I think I stil believe that sooner or later someone will make something like The Poetry Wiki work. Probably not me, though.
I’m sorry to see it go. I was using its texts as examples for some software I’m developing.
I was thinking about it, and comparing it with Wikipedia. I’ve noticed that Wikipedia’s contributers have a mix of motives that seem to be complementary. Many are just out to flog a message, or grind an axe. They continually push new material into articles. At the same time, Wikipedians working in the background have different motives. They constantly filter out material, and refine and hammer it into shape. They lay claim to a kind of editorial ownership of the result. But all contributers have something to gain from this process, and a reason to persist.

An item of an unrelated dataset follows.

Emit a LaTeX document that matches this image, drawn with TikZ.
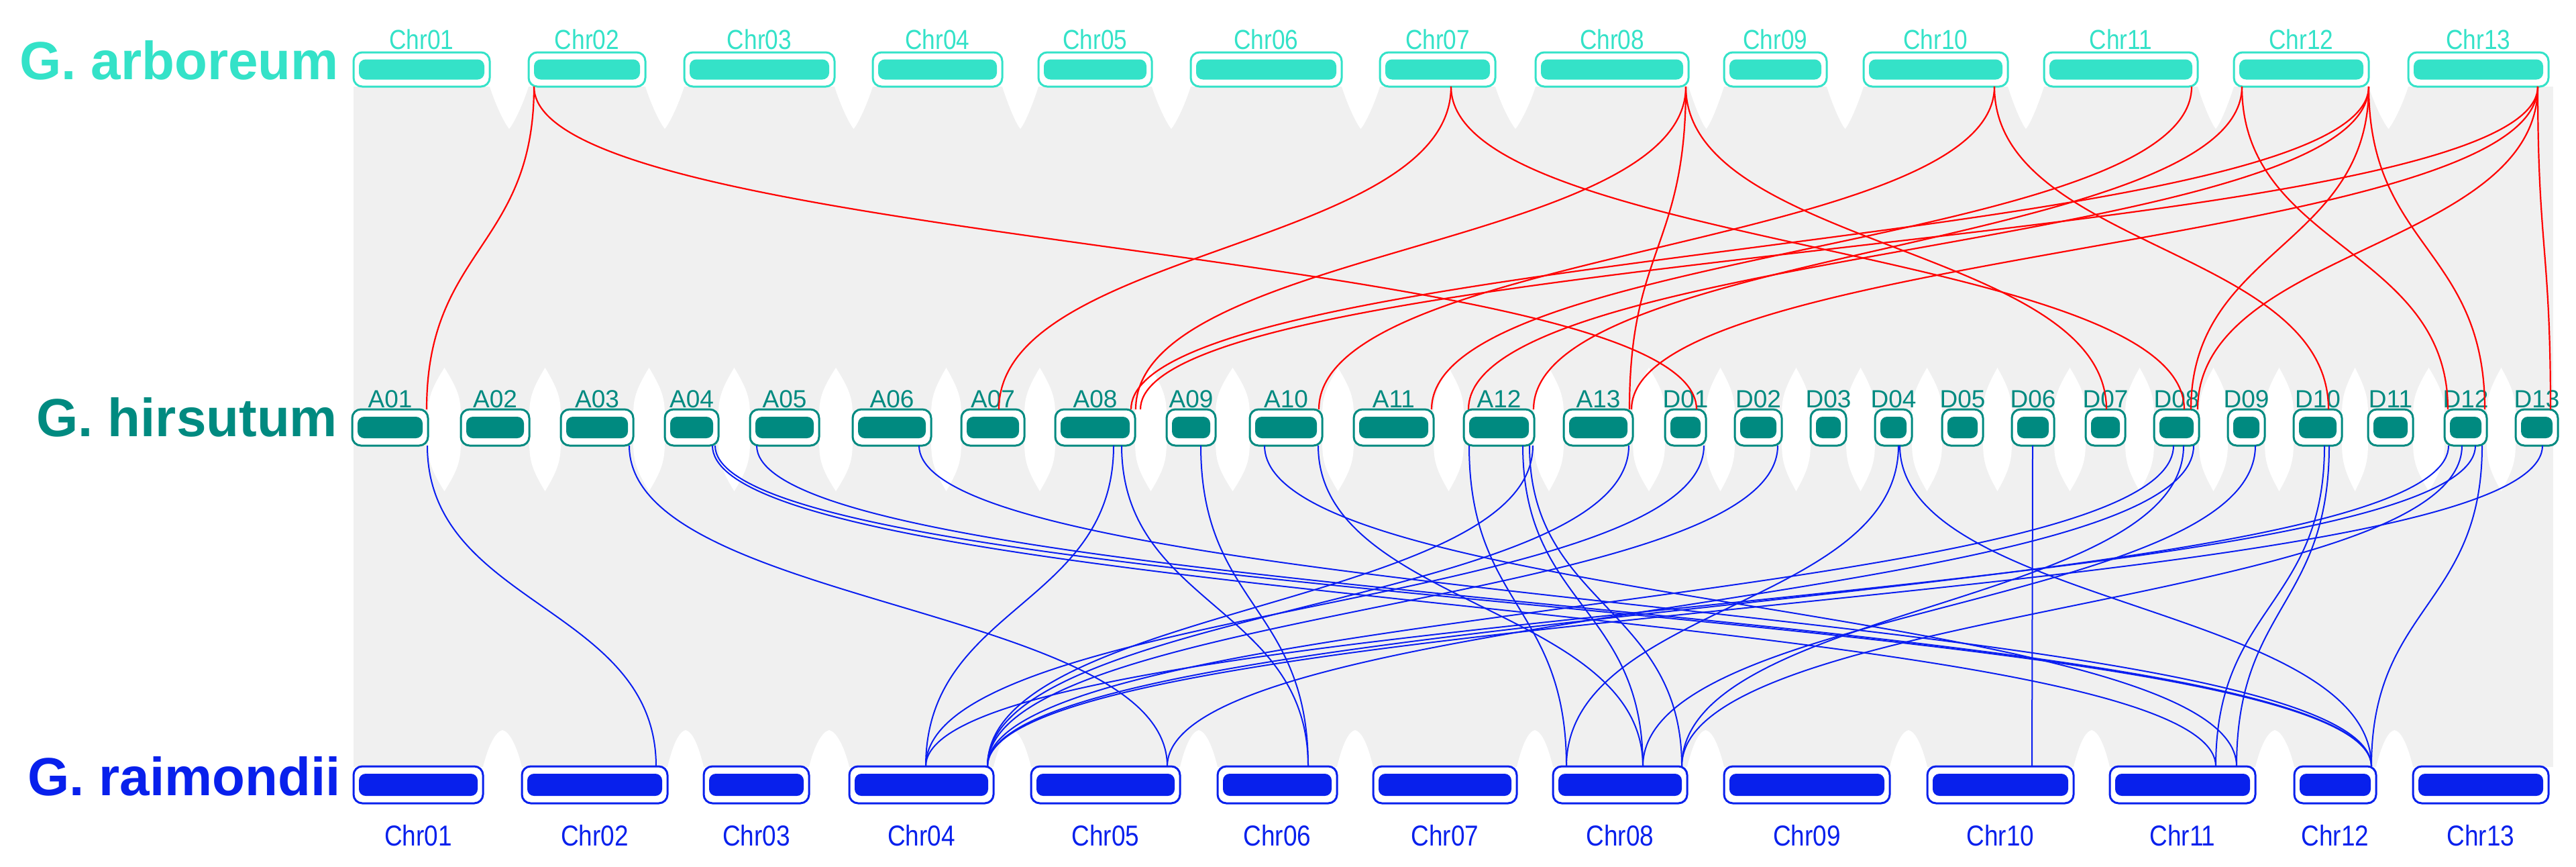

I’ve also noticed that Wikipedians agree on certain rules, broad guidelines of encyclopedic construction. The incomplete encyclopedia article remains open to improvement by simple addition of new material, provided only that it’s factual, pertinent, etc., according to the rules.
None of this applies to verse. Motivations do differ from poet to poet, but the differences do not seem to be complementary. And rules of verse construction are inadequate to resolve the kinds of conflict that arise. Nor are poems easy to complete by accretion. Often a small poem becomes over-extended by contributions and loses its integrity. Someone may fix it by cutting it down to size again. The result often differs from the original. But whether it’s an improvement or not, the rules cannot say. Meantime, much of the original poet’s contribution is lost; unrecoverable except by a ding-dong battle.
Still, as far as poetry Wikis go, this *was* a good site. Maybe the best. I’m sorry to see it go.
I’m sorry it never really took off, but it was the second iteration I’d set up, and neither ever really attracted any active members after the first few weeks, so it seemed like time to draw a line under it.
I do think potentially collaborative poetry writing might be interesting, but it maybe that a wiki isn’t the best model anyway.
Harry, you say the problem is spam posts. What about restricting it to people who are signed in? Or maybe even disallowing posts altogether? Even if the Wiki is completely frozen, at least people’s contributions would still be visible. ( And textbender could continue to use the revision histories as a source of example texts :)
Well, it’s too late, because I deleted everything.
But anyway, it’s not just the spammers; I wanted to have a clear-out, and I have no particular interest in hosting an inactive wiki. If it was thriving, I would have made a real effort to keep it working even if I’d lost interest myself. But, you know, it was dead.
Yes, even I noticed that. Though my interest was in the revision history.
Apparently the wiki wasn’t crawled by the wayback machine either: http://web.archive.org/web/*/https://heracliteanfire.net/
My fault. I should have thought of it earlier.